Discover more from Stephen's People
Let's have gray riots
(No. 133) Older people could be a powerful force for change
I love doing Stephen’s People. But I appreciate new subscribers even more. To support my work, consider becoming a free or paid subscriber
Every day, 10,000 Americans turn 60. (That suggests I’m not as special as I thought.) What the hell are all these people gonna do with themselves?
How about save the world?
Third Act is a rebel movement for oldsters founded by aging rabble rouser Bill McKibben. He’s the guy who in 1989 wrote a New Yorker article titled “The End of Nature,” one of the earliest discussions of the potentially devastating impact of climate change. In response, people wrung their hands and said “Technology will take care of it.” (I, too, believe in the tech solution back then; I no longer have that faith.)
Here’s the Third Act statement of purpose:
“We are building a community of Americans over the age of sixty determined to change the world for the better. Together, we use our life experience, skills, and resources to build a better tomorrow.”
The local “working groups” that are springing up under the Third Act banner educate people about climate change, protest against banks and other places they think are messing with our planet’s future, and volunteer to help younger people do their thing around preventing climate change. Judging from the photos of the working groups, I suspect they also offer older people a chance to connect and socialize in ways they might otherwise miss.
I have a lot of respect for Third Act. But I’d also like to see more grey haired (or pink and blue haired) oldsters rioting in the streets to protest proposed cuts to Medicare, ageism in the workplace, exploitation by big (and little) pharma, housing discrimination and more. It would be great if a movement would arise to make it illegal for Apple Store employees to give old people the side-eye when they ask why iPhones don’t just have a dial, like the TV used to have. Plus, you know, get justice and social equality for old people.
We will call it the SLA, in honor of Tania, who turned 69 this year. She was a pivotal meme figure for late stage boomers. In our case, SLA stands for the Silver Liberation Front. We just need to finalize our demands. Leave your thoughts in the comments section, please.
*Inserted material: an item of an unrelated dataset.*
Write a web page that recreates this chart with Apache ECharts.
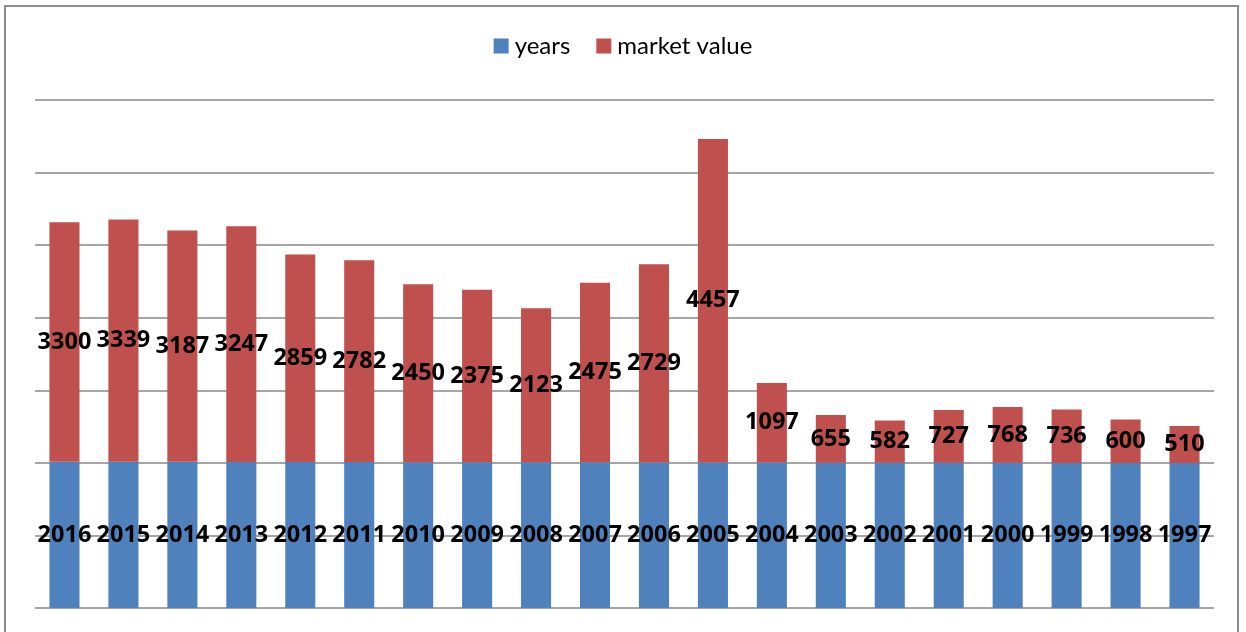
<!DOCTYPE html>
<html>
<head>
<meta charset="utf-8">
<script src="https://cdn.jsdelivr.net/npm/echarts@6/dist/echarts.min.js"></script>
<style>
  html, body { margin: 0; padding: 0; background: #fff; }
  #chart { width: 1246px; height: 632px; }
</style>
</head>
<body>
<div id="chart"></div>
<script>
const categories = ['2016', '2015', '2014', '2013', '2012', '2011', '2010', '2009', '2008', '2007',
  '2006', '2005', '2004', '2003', '2002', '2001', '2000', '1999', '1998', '1997']
const years = [2016, 2015, 2014, 2013, 2012, 2011, 2010, 2009, 2008, 2007,
  2006, 2005, 2004, 2003, 2002, 2001, 2000, 1999, 1998, 1997]
const marketValue = [3300, 3339, 3187, 3247, 2859, 2782, 2450, 2375, 2123, 2475,
  2729, 4457, 1097, 655, 582, 727, 768, 736, 600, 510]

const chart = echarts.init(document.getElementById('chart'))

// bold labels in the middle of each segment
const labelStyle = {
  show: true,
  position: 'inside',
  color: '#000',
  fontFamily: 'Open Sans',
  fontWeight: 'bold',
  fontSize: 23.5
}

chart.setOption({
  animation: false,
  backgroundColor: '#fff',
  textStyle: { fontFamily: 'Lato' },
  graphic: [{
    type: 'rect',
    shape: { x: 5, y: 6, width: 1233, height: 640 },
    style: { fill: 'none', stroke: '#8c8c8c', lineWidth: 2 },
    silent: true
  }],
  legend: {
    top: 29,
    left: 'center',
    itemWidth: 15,
    itemHeight: 15,
    itemGap: 26,
    icon: 'rect',
    textStyle: { fontSize: 24, color: '#000', fontFamily: 'Lato', padding: [0, 0, 0, 1] },
    data: ['years', 'market value']
  },
  grid: { left: 35, right: 32, top: 100, bottom: 24 },
  xAxis: {
    type: 'category',
    data: categories,
    axisLine: { show: false },
    axisTick: { show: false },
    axisLabel: { show: false }
  },
  yAxis: {
    type: 'value',
    min: 0, max: 7000, interval: 1000,
    axisLine: { show: false },
    axisTick: { show: false },
    axisLabel: { show: false },
    splitLine: { show: true, lineStyle: { color: '#888', width: 1.5 } }
  },
  series: [
    {
      name: 'years',
      type: 'bar',
      stack: 'total',
      data: years,
      barWidth: '51%',
      itemStyle: { color: '#4F81BD' },
      label: labelStyle
    },
    {
      name: 'market value',
      type: 'bar',
      stack: 'total',
      data: marketValue,
      barWidth: '51%',
      itemStyle: { color: '#C0504D' },
      label: labelStyle
    }
  ]
})
</script>
</body>
</html>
Guns don’t kill people. Seniors do.
In the past month several older men shot younger people who came onto their property. This made me wonder how many seniors are strapped. Turns out that about 35 percent of people over 60 own guns, and about 50 percent live in households with guns. Yet oldsters are about 16 times less likely to be victims of any crime, let alone murder. Why the guns? Why are there so many frightened old people in America? In the recent shootings, it seemed that the men were almost waiting for strangers to cross onto their property so they’d get a chance to shoot someone. Given all this, I’m not surprised that gun makers have designed pistols for older people with arthritis.